7. The Boryeong Mud Festival, Seoul, South Korea
If you’re keen for a free mud bath, Seoul is the place to go. The annual Boryeong Mud Festival takes place during the summer in Boryeong, near Seoul. The main attraction of this festival is the Mud Experience Land where mud is taken from the Boryeong mud flats, trucked to the Daecheon beach area and everyone is drenched in the mineral rich mud.
8. Burning Man, United States
If you enjoy breaking boundaries and embracing self expression, this festival is for you. Held in the Black Rock Desert in Nevada, Burning Man is an annual week-long event that is best described as an experiment in community, art, and radical self-reliance.
9. Baby-Jumping Festival, Spain
As the name suggests, this festival entails villagers of Spain’s Castrillo de Murcia taking their babies to blessing ceremonies during the annual Corpus Christi. The blessing is done by laying the babies down on a mattress while men in devil costumes jump over the babies. The blessing is for sin-cleansing, luck and good health.
10. Naked Festival (Hadaka Matsuri), Japan
Various naked festivals take place all over Japan, but the most famous one is the Saidai-ji Eyo Hadaka Matsuri held at Saidaiji Temple in Okayama in February. Even though temperatures are freezing in Japan during the event, thousands of men still take to the streets and run in loincloths in the name of ritual purification.
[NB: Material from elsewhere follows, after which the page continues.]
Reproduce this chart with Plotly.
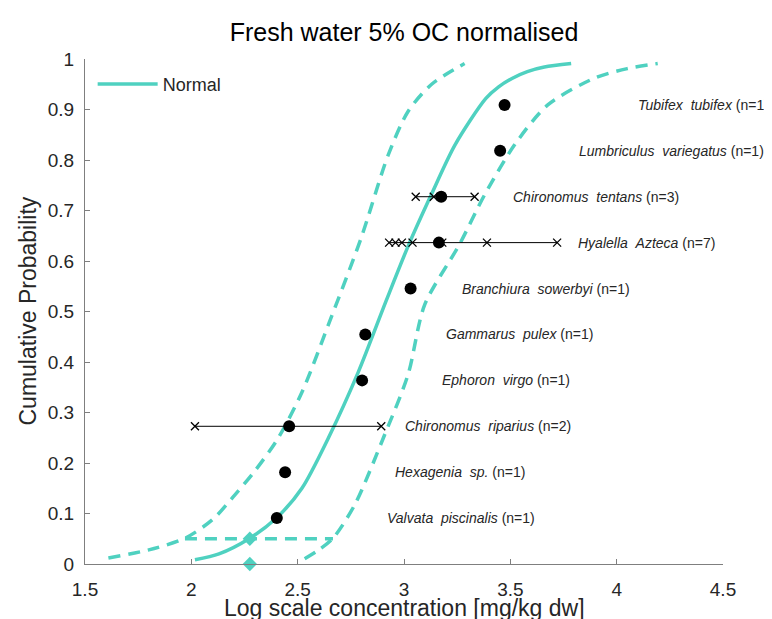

It’s also really fun for participants.
11. Cooper’s Hill Cheese-Rolling and Wake, England
Basically this festival involves a bunch a people rolling down a hill chasing after large blocks of cheese. Oh, those crazy Brits! Held on the Spring Bank Holiday at Cooper’s Hill in Gloucester, The Cooper’s Hill Cheese-Rolling and Wake is an annual event for the people who live in the local village of Brockworth, but today people from all over the world take part.
12. Cat Food Festival, Peru
No tins of cat food are not sold at this festival. It’s much worse than that! At this annual event in Cañete, south of Lima, 50 cats are slaughtered and made into food. Schnitzel, huacatay and greaves are made from the meat of cats who are bred and fattened especially for human consumption.
13. Pamplona Bull Run, Spain
Probably one of the more dangerous festivals, the Bull Run (or Running of the Bulls) is part of the Fiesta San Fermin. A group of charging, angry bulls are released onto the main street, and (mostly crazy) participants run alongside them for over 800 metres. The runners try to avoid being knocked down, but since the festival began in 1910, nearly 300 people have been injured and 15 have died.
14. Roswell UFO Festival, United States
After an unidentified flying object crashed near Roswell, New Mexico in 1947, the Roswell Army Air Field was quoted as saying a “flying disk” had been recovered from the scene. The statement was later retracted, but many people still believe it was some kind of alien craft. Today a festival for believers is held every year. There’s a parade, people dress up in alien-like costumes, and UFO “experts” speak.
15. Turkey Testicle Festival, United States
Held in several small towns in Illinois, Michigan, Missouri, North Dakota and Montana, Turkey Testicle Festivals are pretty much as they sound: events where participants eat turkey testicles! The appendages are usually usually battered and fried, and sometime cattle testicles are offered as well.